((

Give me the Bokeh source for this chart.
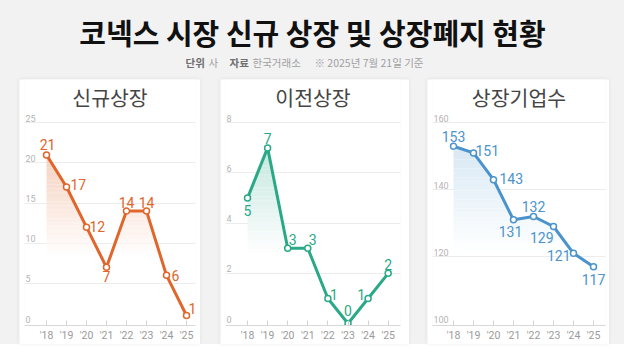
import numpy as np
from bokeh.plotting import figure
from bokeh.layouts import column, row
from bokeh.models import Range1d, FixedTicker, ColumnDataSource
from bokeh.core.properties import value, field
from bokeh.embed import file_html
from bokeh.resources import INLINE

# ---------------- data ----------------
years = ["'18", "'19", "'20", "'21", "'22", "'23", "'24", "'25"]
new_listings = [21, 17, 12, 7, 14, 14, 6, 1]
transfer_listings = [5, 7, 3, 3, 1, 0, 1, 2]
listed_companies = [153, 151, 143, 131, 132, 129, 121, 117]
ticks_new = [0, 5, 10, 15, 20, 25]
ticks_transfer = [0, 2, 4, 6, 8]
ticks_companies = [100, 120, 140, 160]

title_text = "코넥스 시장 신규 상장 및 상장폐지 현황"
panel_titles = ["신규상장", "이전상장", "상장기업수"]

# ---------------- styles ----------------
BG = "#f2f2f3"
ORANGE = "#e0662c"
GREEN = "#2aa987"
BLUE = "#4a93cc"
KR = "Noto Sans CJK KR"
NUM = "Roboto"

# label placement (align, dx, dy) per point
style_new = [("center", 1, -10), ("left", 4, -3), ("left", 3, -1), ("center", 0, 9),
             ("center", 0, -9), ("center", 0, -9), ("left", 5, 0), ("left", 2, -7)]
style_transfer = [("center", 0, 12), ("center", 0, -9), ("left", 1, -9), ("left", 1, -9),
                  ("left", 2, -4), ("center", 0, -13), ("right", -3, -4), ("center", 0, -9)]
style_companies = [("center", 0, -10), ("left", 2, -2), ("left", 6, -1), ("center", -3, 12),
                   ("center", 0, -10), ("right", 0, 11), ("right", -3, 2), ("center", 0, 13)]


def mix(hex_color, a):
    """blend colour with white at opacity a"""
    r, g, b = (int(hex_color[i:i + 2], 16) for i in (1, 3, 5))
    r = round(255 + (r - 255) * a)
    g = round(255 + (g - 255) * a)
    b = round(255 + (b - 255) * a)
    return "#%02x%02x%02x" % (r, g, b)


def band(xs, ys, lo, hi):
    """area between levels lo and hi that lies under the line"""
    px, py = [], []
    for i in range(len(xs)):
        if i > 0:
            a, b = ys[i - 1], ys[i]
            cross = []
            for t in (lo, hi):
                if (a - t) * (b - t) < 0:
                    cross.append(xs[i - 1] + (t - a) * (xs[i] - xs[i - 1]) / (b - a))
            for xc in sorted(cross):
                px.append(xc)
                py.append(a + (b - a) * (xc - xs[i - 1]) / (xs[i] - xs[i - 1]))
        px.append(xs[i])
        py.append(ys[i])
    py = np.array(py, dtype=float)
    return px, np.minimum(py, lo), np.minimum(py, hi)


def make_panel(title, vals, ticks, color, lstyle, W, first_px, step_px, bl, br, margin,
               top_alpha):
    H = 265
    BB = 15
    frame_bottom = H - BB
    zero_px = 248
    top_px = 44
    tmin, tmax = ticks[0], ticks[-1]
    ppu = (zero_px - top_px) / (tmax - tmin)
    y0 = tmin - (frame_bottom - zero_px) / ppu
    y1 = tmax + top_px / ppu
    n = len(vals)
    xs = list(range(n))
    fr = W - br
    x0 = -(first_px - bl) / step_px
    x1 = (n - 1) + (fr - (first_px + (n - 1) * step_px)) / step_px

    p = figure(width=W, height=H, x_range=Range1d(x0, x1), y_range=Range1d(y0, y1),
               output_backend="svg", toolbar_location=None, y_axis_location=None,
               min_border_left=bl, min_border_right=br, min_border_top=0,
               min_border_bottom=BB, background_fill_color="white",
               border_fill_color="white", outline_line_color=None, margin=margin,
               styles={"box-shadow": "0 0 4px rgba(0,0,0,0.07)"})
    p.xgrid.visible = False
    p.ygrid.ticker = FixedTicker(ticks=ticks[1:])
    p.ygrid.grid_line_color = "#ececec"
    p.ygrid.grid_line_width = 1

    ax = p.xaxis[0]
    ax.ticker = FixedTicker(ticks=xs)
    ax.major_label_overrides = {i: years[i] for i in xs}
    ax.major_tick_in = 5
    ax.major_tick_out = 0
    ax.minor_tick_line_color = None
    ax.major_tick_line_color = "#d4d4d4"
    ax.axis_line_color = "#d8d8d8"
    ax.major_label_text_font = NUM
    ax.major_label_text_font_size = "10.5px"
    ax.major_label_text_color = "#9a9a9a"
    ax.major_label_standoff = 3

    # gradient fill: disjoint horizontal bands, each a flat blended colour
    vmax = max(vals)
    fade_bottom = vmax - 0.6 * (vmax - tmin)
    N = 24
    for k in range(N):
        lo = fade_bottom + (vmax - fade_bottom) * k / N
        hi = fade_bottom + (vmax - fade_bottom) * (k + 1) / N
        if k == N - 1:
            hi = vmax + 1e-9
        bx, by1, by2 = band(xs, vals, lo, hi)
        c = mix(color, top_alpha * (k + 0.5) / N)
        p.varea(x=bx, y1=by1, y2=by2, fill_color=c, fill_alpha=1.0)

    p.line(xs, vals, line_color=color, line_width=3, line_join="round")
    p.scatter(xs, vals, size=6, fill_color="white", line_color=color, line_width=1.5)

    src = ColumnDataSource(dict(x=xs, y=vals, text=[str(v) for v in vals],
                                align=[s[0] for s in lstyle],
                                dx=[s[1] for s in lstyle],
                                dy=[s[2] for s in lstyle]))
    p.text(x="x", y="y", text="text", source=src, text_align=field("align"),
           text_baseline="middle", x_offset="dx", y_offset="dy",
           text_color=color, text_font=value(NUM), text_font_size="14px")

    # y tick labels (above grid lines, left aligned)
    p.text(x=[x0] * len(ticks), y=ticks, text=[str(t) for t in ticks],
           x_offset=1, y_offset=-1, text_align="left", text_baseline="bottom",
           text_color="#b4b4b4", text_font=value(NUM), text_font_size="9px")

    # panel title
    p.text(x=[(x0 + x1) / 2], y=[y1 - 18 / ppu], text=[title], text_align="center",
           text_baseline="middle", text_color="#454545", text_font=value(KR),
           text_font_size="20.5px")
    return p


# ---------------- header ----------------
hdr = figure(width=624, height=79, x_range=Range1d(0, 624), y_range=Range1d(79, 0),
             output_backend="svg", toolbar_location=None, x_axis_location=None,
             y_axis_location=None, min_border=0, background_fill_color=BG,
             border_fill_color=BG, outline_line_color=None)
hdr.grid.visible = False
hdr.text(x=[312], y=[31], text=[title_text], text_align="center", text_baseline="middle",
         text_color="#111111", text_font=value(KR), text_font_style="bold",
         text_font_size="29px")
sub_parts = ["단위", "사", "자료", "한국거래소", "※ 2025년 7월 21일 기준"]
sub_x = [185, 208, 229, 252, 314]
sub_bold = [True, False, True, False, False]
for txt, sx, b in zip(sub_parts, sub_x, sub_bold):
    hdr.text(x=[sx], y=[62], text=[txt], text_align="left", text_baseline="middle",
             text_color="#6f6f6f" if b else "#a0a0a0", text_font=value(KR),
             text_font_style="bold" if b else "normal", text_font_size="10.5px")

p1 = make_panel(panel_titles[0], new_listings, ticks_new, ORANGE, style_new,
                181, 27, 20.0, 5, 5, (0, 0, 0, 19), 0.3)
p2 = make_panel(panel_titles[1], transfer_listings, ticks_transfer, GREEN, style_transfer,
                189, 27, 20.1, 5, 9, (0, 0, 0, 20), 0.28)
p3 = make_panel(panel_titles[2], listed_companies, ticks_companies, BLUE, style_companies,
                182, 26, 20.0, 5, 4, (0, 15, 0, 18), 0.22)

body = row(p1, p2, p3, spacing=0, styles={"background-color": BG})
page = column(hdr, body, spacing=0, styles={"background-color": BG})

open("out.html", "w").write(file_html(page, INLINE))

))

Task requirements:
Pictures are to be left out; repeat all the remaining data exactly.

Result for this task:
Give me the Bokeh source for this chart.
import numpy as np
from bokeh.plotting import figure
from bokeh.layouts import column, row
from bokeh.models import Range1d, FixedTicker, ColumnDataSource
from bokeh.core.properties import value, field
from bokeh.embed import file_html
from bokeh.resources import INLINE

# ---------------- data ----------------
years = ["'18", "'19", "'20", "'21", "'22", "'23", "'24", "'25"]
new_listings = [21, 17, 12, 7, 14, 14, 6, 1]
transfer_listings = [5, 7, 3, 3, 1, 0, 1, 2]
listed_companies = [153, 151, 143, 131, 132, 129, 121, 117]
ticks_new = [0, 5, 10, 15, 20, 25]
ticks_transfer = [0, 2, 4, 6, 8]
ticks_companies = [100, 120, 140, 160]

title_text = "코넥스 시장 신규 상장 및 상장폐지 현황"
panel_titles = ["신규상장", "이전상장", "상장기업수"]

# ---------------- styles ----------------
BG = "#f2f2f3"
ORANGE = "#e0662c"
GREEN = "#2aa987"
BLUE = "#4a93cc"
KR = "Noto Sans CJK KR"
NUM = "Roboto"

# label placement (align, dx, dy) per point
style_new = [("center", 1, -10), ("left", 4, -3), ("left", 3, -1), ("center", 0, 9),
             ("center", 0, -9), ("center", 0, -9), ("left", 5, 0), ("left", 2, -7)]
style_transfer = [("center", 0, 12), ("center", 0, -9), ("left", 1, -9), ("left", 1, -9),
                  ("left", 2, -4), ("center", 0, -13), ("right", -3, -4), ("center", 0, -9)]
style_companies = [("center", 0, -10), ("left", 2, -2), ("left", 6, -1), ("center", -3, 12),
                   ("center", 0, -10), ("right", 0, 11), ("right", -3, 2), ("center", 0, 13)]


def mix(hex_color, a):
    """blend colour with white at opacity a"""
    r, g, b = (int(hex_color[i:i + 2], 16) for i in (1, 3, 5))
    r = round(255 + (r - 255) * a)
    g = round(255 + (g - 255) * a)
    b = round(255 + (b - 255) * a)
    return "#%02x%02x%02x" % (r, g, b)


def band(xs, ys, lo, hi):
    """area between levels lo and hi that lies under the line"""
    px, py = [], []
    for i in range(len(xs)):
        if i > 0:
            a, b = ys[i - 1], ys[i]
            cross = []
            for t in (lo, hi):
                if (a - t) * (b - t) < 0:
                    cross.append(xs[i - 1] + (t - a) * (xs[i] - xs[i - 1]) / (b - a))
            for xc in sorted(cross):
                px.append(xc)
                py.append(a + (b - a) * (xc - xs[i - 1]) / (xs[i] - xs[i - 1]))
        px.append(xs[i])
        py.append(ys[i])
    py = np.array(py, dtype=float)
    return px, np.minimum(py, lo), np.minimum(py, hi)


def make_panel(title, vals, ticks, color, lstyle, W, first_px, step_px, bl, br, margin,
               top_alpha):
    H = 265
    BB = 15
    frame_bottom = H - BB
    zero_px = 248
    top_px = 44
    tmin, tmax = ticks[0], ticks[-1]
    ppu = (zero_px - top_px) / (tmax - tmin)
    y0 = tmin - (frame_bottom - zero_px) / ppu
    y1 = tmax + top_px / ppu
    n = len(vals)
    xs = list(range(n))
    fr = W - br
    x0 = -(first_px - bl) / step_px
    x1 = (n - 1) + (fr - (first_px + (n - 1) * step_px)) / step_px

    p = figure(width=W, height=H, x_range=Range1d(x0, x1), y_range=Range1d(y0, y1),
               output_backend="svg", toolbar_location=None, y_axis_location=None,
               min_border_left=bl, min_border_right=br, min_border_top=0,
               min_border_bottom=BB, background_fill_color="white",
               border_fill_color="white", outline_line_color=None, margin=margin,
               styles={"box-shadow": "0 0 4px rgba(0,0,0,0.07)"})
    p.xgrid.visible = False
    p.ygrid.ticker = FixedTicker(ticks=ticks[1:])
    p.ygrid.grid_line_color = "#ececec"
    p.ygrid.grid_line_width = 1

    ax = p.xaxis[0]
    ax.ticker = FixedTicker(ticks=xs)
    ax.major_label_overrides = {i: years[i] for i in xs}
    ax.major_tick_in = 5
    ax.major_tick_out = 0
    ax.minor_tick_line_color = None
    ax.major_tick_line_color = "#d4d4d4"
    ax.axis_line_color = "#d8d8d8"
    ax.major_label_text_font = NUM
    ax.major_label_text_font_size = "10.5px"
    ax.major_label_text_color = "#9a9a9a"
    ax.major_label_standoff = 3

    # gradient fill: disjoint horizontal bands, each a flat blended colour
    vmax = max(vals)
    fade_bottom = vmax - 0.6 * (vmax - tmin)
    N = 24
    for k in range(N):
        lo = fade_bottom + (vmax - fade_bottom) * k / N
        hi = fade_bottom + (vmax - fade_bottom) * (k + 1) / N
        if k == N - 1:
            hi = vmax + 1e-9
        bx, by1, by2 = band(xs, vals, lo, hi)
        c = mix(color, top_alpha * (k + 0.5) / N)
        p.varea(x=bx, y1=by1, y2=by2, fill_color=c, fill_alpha=1.0)

    p.line(xs, vals, line_color=color, line_width=3, line_join="round")
    p.scatter(xs, vals, size=6, fill_color="white", line_color=color, line_width=1.5)

    src = ColumnDataSource(dict(x=xs, y=vals, text=[str(v) for v in vals],
                                align=[s[0] for s in lstyle],
                                dx=[s[1] for s in lstyle],
                                dy=[s[2] for s in lstyle]))
    p.text(x="x", y="y", text="text", source=src, text_align=field("align"),
           text_baseline="middle", x_offset="dx", y_offset="dy",
           text_color=color, text_font=value(NUM), text_font_size="14px")

    # y tick labels (above grid lines, left aligned)
    p.text(x=[x0] * len(ticks), y=ticks, text=[str(t) for t in ticks],
           x_offset=1, y_offset=-1, text_align="left", text_baseline="bottom",
           text_color="#b4b4b4", text_font=value(NUM), text_font_size="9px")

    # panel title
    p.text(x=[(x0 + x1) / 2], y=[y1 - 18 / ppu], text=[title], text_align="center",
           text_baseline="middle", text_color="#454545", text_font=value(KR),
           text_font_size="20.5px")
    return p


# ---------------- header ----------------
hdr = figure(width=624, height=79, x_range=Range1d(0, 624), y_range=Range1d(79, 0),
             output_backend="svg", toolbar_location=None, x_axis_location=None,
             y_axis_location=None, min_border=0, background_fill_color=BG,
             border_fill_color=BG, outline_line_color=None)
hdr.grid.visible = False
hdr.text(x=[312], y=[31], text=[title_text], text_align="center", text_baseline="middle",
         text_color="#111111", text_font=value(KR), text_font_style="bold",
         text_font_size="29px")
sub_parts = ["단위", "사", "자료", "한국거래소", "※ 2025년 7월 21일 기준"]
sub_x = [185, 208, 229, 252, 314]
sub_bold = [True, False, True, False, False]
for txt, sx, b in zip(sub_parts, sub_x, sub_bold):
    hdr.text(x=[sx], y=[62], text=[txt], text_align="left", text_baseline="middle",
             text_color="#6f6f6f" if b else "#a0a0a0", text_font=value(KR),
             text_font_style="bold" if b else "normal", text_font_size="10.5px")

p1 = make_panel(panel_titles[0], new_listings, ticks_new, ORANGE, style_new,
                181, 27, 20.0, 5, 5, (0, 0, 0, 19), 0.3)
p2 = make_panel(panel_titles[1], transfer_listings, ticks_transfer, GREEN, style_transfer,
                189, 27, 20.1, 5, 9, (0, 0, 0, 20), 0.28)
p3 = make_panel(panel_titles[2], listed_companies, ticks_companies, BLUE, style_companies,
                182, 26, 20.0, 5, 4, (0, 15, 0, 18), 0.22)

body = row(p1, p2, p3, spacing=0, styles={"background-color": BG})
page = column(hdr, body, spacing=0, styles={"background-color": BG})

open("out.html", "w").write(file_html(page, INLINE))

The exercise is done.